Several months after filing for bankruptcy, Detroit has a plan to pull out of bankruptcy, while restructuring its $18 million debt.
State-appointed Emergency Financial Manager Kevyn Orr’s early plan of adjustment draft calls for pension cuts for city retirees while maintaining the city’s vibrant city-owned art, and cleaning up or demolishing aging neighborhoods, the Associated Press reports. Orr estimates that the city debt is at least $18 billion with about $12 billion in unsecured debt, meaning there is no revenue stream to cover the debt.
Orr plans to pay creditors 20 percent of their claims, and police and fire retirees would receive at least 90 percent. General city retirees are set to receive at least 70 percent.
The plan offers a promise of millions of dollars in a fund that includes donations from 10 private foundations, donors from the Detroit Institute of Arts (DIA), and a $350 million pledge from Michigan Governor Rick Synder to help the city’s pension plans. This fund, estimated at $820 million, would prevent the sale of multimillion-dollar city-owned arts pieces housed at the DIA.

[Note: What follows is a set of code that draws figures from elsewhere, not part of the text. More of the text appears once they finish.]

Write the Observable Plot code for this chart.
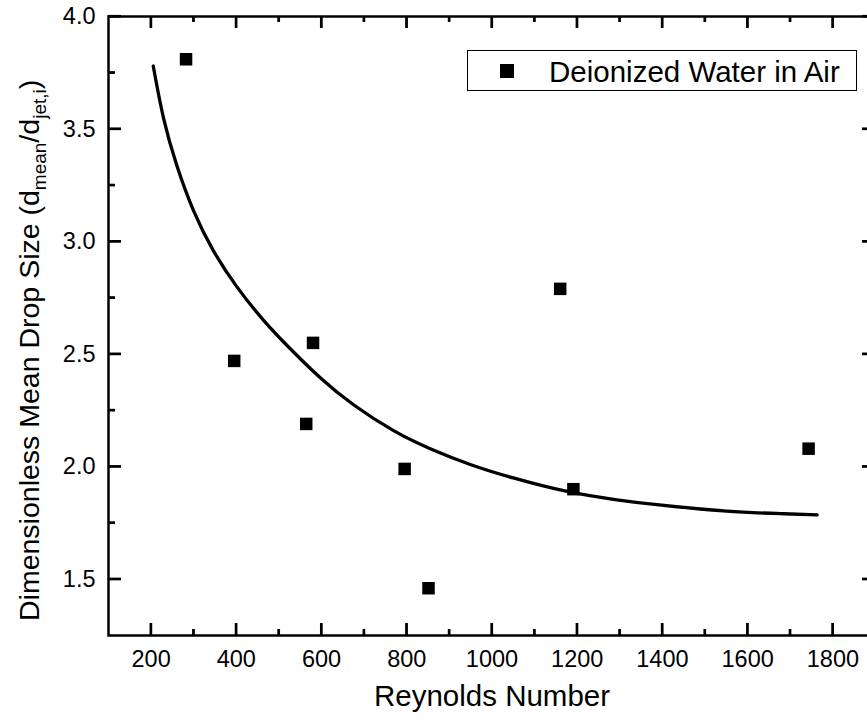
<!DOCTYPE html>
<html>
<head>
<meta charset="utf-8">
<script src="https://cdn.jsdelivr.net/npm/d3@7"></script>
<script src="https://cdn.jsdelivr.net/npm/@observablehq/plot@0.6"></script>
<style>
  html, body { margin: 0; padding: 0; background: #fff; overflow: hidden; }
  #chart { width: 867px; height: 723px; overflow: hidden; }
</style>
</head>
<body>
<div id="chart"></div>
<script>
// Measured data (Deionized Water in Air)
const reynolds = [282, 395, 564, 580, 795, 851, 1160, 1191, 1743];
const dropSize = [3.81, 2.47, 2.19, 2.55, 1.99, 1.46, 2.79, 1.90, 2.08];

// Fitted curve
const fitRe = [205, 229, 260, 299, 346, 401, 464, 526, 597, 675, 769, 855, 949, 1050, 1176, 1293, 1387, 1489, 1590, 1684, 1763];
const fitSize = [3.78, 3.55, 3.34, 3.14, 2.96, 2.80, 2.65, 2.525, 2.395, 2.275, 2.16, 2.08, 2.01, 1.95, 1.89, 1.853, 1.831, 1.812, 1.798, 1.791, 1.786];

// Ticks
const xMajor = [200, 400, 600, 800, 1000, 1200, 1400, 1600, 1800];
const xMinor = [300, 500, 700, 900, 1100, 1300, 1500, 1700];
const yMajor = [1.5, 2.0, 2.5, 3.0, 3.5, 4.0];
const yMinor = [1.75, 2.25, 2.75, 3.25, 3.75];

const xDomain = [100, 1900];
const yDomain = [1.25, 4.0];

const legendLabel = "Deionized Water in Air";
const xTitle = "Reynolds Number";

const points = reynolds.map((x, i) => ({x, y: dropSize[i]}));
const fit = fitRe.map((x, i) => ({x, y: fitSize[i]}));

const W = 875, H = 723;
const mTop = 16, mBottom = 88, mLeft = 108, mRight = 0;
const plotH = H - mTop - mBottom;
const plotW = W - mLeft - mRight;
const FONT = "'Liberation Sans', Arial, Helvetica, sans-serif";
const TW = 2.2;

const chart = Plot.plot({
  width: W,
  height: H,
  marginTop: mTop,
  marginBottom: mBottom,
  marginLeft: mLeft,
  marginRight: mRight,
  style: {fontFamily: FONT, color: "#000", background: "#fff", maxWidth: "none", overflow: "visible"},
  x: {domain: xDomain},
  y: {domain: yDomain},
  marks: [
    // inward ticks on all four sides (length set by insets from the frame)
    Plot.tickX(xMajor, {x: d => d, insetTop: plotH - 12, stroke: "#000", strokeWidth: TW}),
    Plot.tickX(xMinor, {x: d => d, insetTop: plotH - 6, stroke: "#000", strokeWidth: TW}),
    Plot.tickX(xMajor, {x: d => d, insetBottom: plotH - 12, stroke: "#000", strokeWidth: TW}),
    Plot.tickX(xMinor, {x: d => d, insetBottom: plotH - 6, stroke: "#000", strokeWidth: TW}),
    Plot.ruleY(yMajor, {y: d => d, insetRight: plotW - 13, stroke: "#000", strokeWidth: TW}),
    Plot.ruleY(yMinor, {y: d => d, insetRight: plotW - 7, stroke: "#000", strokeWidth: TW}),
    Plot.ruleY(yMajor, {y: d => d, insetLeft: plotW - 13, stroke: "#000", strokeWidth: TW}),
    Plot.ruleY(yMinor, {y: d => d, insetLeft: plotW - 7, stroke: "#000", strokeWidth: TW}),
    Plot.frame({stroke: "#000", strokeWidth: 2.5}),
    Plot.axisX({ticks: xMajor, tickSize: 0, tickPadding: 15, fontSize: 23.5, label: null, tickFormat: d => String(d)}),
    Plot.axisY({ticks: yMajor, tickSize: 0, tickPadding: 13, fontSize: 23.5, label: null, tickFormat: d3.format(".1f")}),
    Plot.line(fit, {x: "x", y: "y", curve: "natural", stroke: "#000", strokeWidth: 3.3}),
    Plot.dot(points, {x: "x", y: "y", symbol: "square", r: 7.05, fill: "#000"}),
    Plot.text([xTitle], {text: d => d, frameAnchor: "bottom", dy: 70.5, fontSize: 29.5, fill: "#000"})
  ]
});

const svg = d3.select(chart);

// Y axis title with subscripts
const yt = svg.append("text")
  .attr("transform", "translate(38.5,621) rotate(-90)")
  .attr("text-anchor", "start")
  .attr("font-family", FONT)
  .attr("font-size", 28.5)
  .attr("fill", "#000");
yt.append("tspan").text("Dimensionless Mean Drop Size (d");
yt.append("tspan").attr("font-size", 19).attr("dy", 7).text("mean");
yt.append("tspan").attr("dy", -7).text("/d");
yt.append("tspan").attr("font-size", 19).attr("dy", 7).text("jet,i");
yt.append("tspan").attr("dy", -7).text(")");

// Legend
const lg = svg.append("g");
lg.append("rect").attr("x", 467.5).attr("y", 50.5).attr("width", 389).attr("height", 40)
  .attr("fill", "#fff").attr("stroke", "#000").attr("stroke-width", 1);
lg.append("rect").attr("x", 500).attr("y", 64).attr("width", 14).attr("height", 14).attr("fill", "#000");
lg.append("text").attr("x", 549).attr("y", 82).attr("text-anchor", "start")
  .attr("font-family", FONT).attr("font-size", 29.5)
  .attr("fill", "#000").text(legendLabel);

// Second pass of the inward ticks on top of everything, placed through Plot's scales
const sx = chart.scale("x"), sy = chart.scale("y");
const [xl, xr] = sx.range, [yb, yt0] = sy.range;
const tg = svg.append("g").attr("stroke", "#000").attr("stroke-width", TW);
const addX = (vals, len) => vals.forEach(v => {
  const px = sx.apply(v);
  tg.append("line").attr("x1", px).attr("x2", px).attr("y1", yb).attr("y2", yb - len);
  tg.append("line").attr("x1", px).attr("x2", px).attr("y1", yt0).attr("y2", yt0 + len);
});
const addY = (vals, len) => vals.forEach(v => {
  const py = sy.apply(v);
  tg.append("line").attr("y1", py).attr("y2", py).attr("x1", xl).attr("x2", xl + len);
  tg.append("line").attr("y1", py).attr("y2", py).attr("x1", xr).attr("x2", xr - len);
});
addX(xMajor, 12); addX(xMinor, 6);
addY(yMajor, 13); addY(yMinor, 7);

document.getElementById("chart").appendChild(chart);
</script>
</body>
</html>
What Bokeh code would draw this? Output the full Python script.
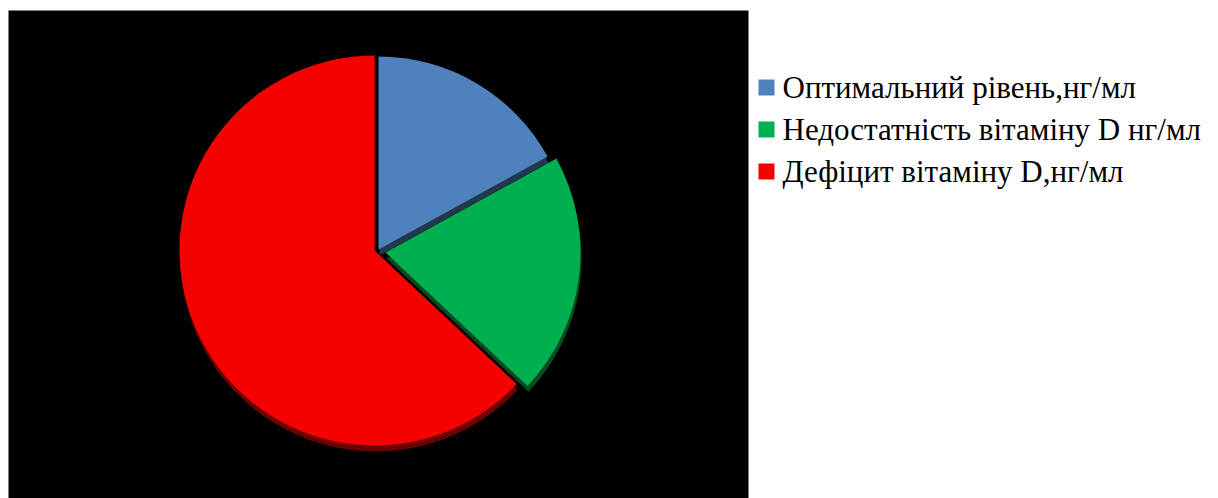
import numpy as np
from bokeh.plotting import figure
from bokeh.models import Range1d, BoxAnnotation, ColumnDataSource
from bokeh.core.properties import value
from bokeh.embed import file_html
from bokeh.resources import INLINE

# ---- data ----
categories = [
    "Оптимальний рівень,нг/мл",
    "Недостатність вітаміну D нг/мл",
    "Дефіцит вітаміну D,нг/мл",
]
shares = [17, 20, 63]

# ---- style ----
colors = ["#4F81BD", "#00B050", "#F70000"]
shadow_colors = ["#22384F", "#0A4A20", "#6A0000"]

W, H = 1218, 498
p = figure(width=W, height=H, x_range=Range1d(0, W), y_range=Range1d(0, H),
           output_backend="svg", toolbar_location=None, min_border=0)
p.axis.visible = False
p.grid.visible = False
p.outline_line_color = None
p.background_fill_color = "white"
p.border_fill_color = "white"

p.add_layout(BoxAnnotation(left=8, right=748, bottom=0, top=H - 10,
                           fill_color="black", fill_alpha=1.0,
                           line_color=None, level="underlay"))

fr = np.array(shares, dtype=float) / sum(shares)
cum = np.concatenate([[0.0], np.cumsum(fr)])
start = np.pi / 2 - 2 * np.pi * cum[:-1]
end = np.pi / 2 - 2 * np.pi * cum[1:]

# slight explosion of each slice (screen px)
cx = np.array([378, 385, 374])
cy = H - np.array([249, 252, 250])
rad = np.array([193, 195, 195])

shadow = ColumnDataSource(dict(x=cx + 1, y=cy - 6, r=rad, s=start, e=end, c=shadow_colors))
p.wedge(x="x", y="y", radius="r", start_angle="s", end_angle="e", direction="clock",
        fill_color="c", line_color=None, source=shadow)

main = ColumnDataSource(dict(x=cx, y=cy, r=rad, s=start, e=end, c=colors, name=categories))
p.wedge(x="x", y="y", radius="r", start_angle="s", end_angle="e", direction="clock",
        fill_color="c", line_color=None, source=main)

# legend
idx = np.arange(len(categories))
ly = H - (87 + 42 * idx)
leg = ColumnDataSource(dict(x=np.full(len(idx), 766.0), tx=np.full(len(idx), 782.0),
                            y=ly, c=colors, t=categories))
p.rect(x="x", y="y", width=16, height=16, fill_color="c", line_color=None, source=leg)
p.text(x="tx", y="y", text="t", source=leg, text_font=value("Liberation Serif"),
       text_font_size="31px", text_baseline="middle", text_align="left", text_color="black")

open("out.html", "w").write(file_html(p, INLINE))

Other highlights of the plan include leasing the city’s Water and Sewerage Department facilities to a regional authority that could bring in $47 million annually under a lease deal. In addition, the plan contains a disclosure statement that outlines a 10 year reinvestment strategy of $1.5 billion that will knock down abandoned properties and technology upgrades. Since the closing of many auto factories, Detroit is littered with old buildings that could be revitalized for homes and businesses.
Orr maintains that the plan “provides the best path forward for all parties to resolve their respective issues and for Detroit to become once again a city in which people want to invest, live and work.” The plan is set to be submitted to the U.S. bankruptcy court, which gave the city a March 1 deadline. Negotiations are ongoing with numerous appeals to be expected.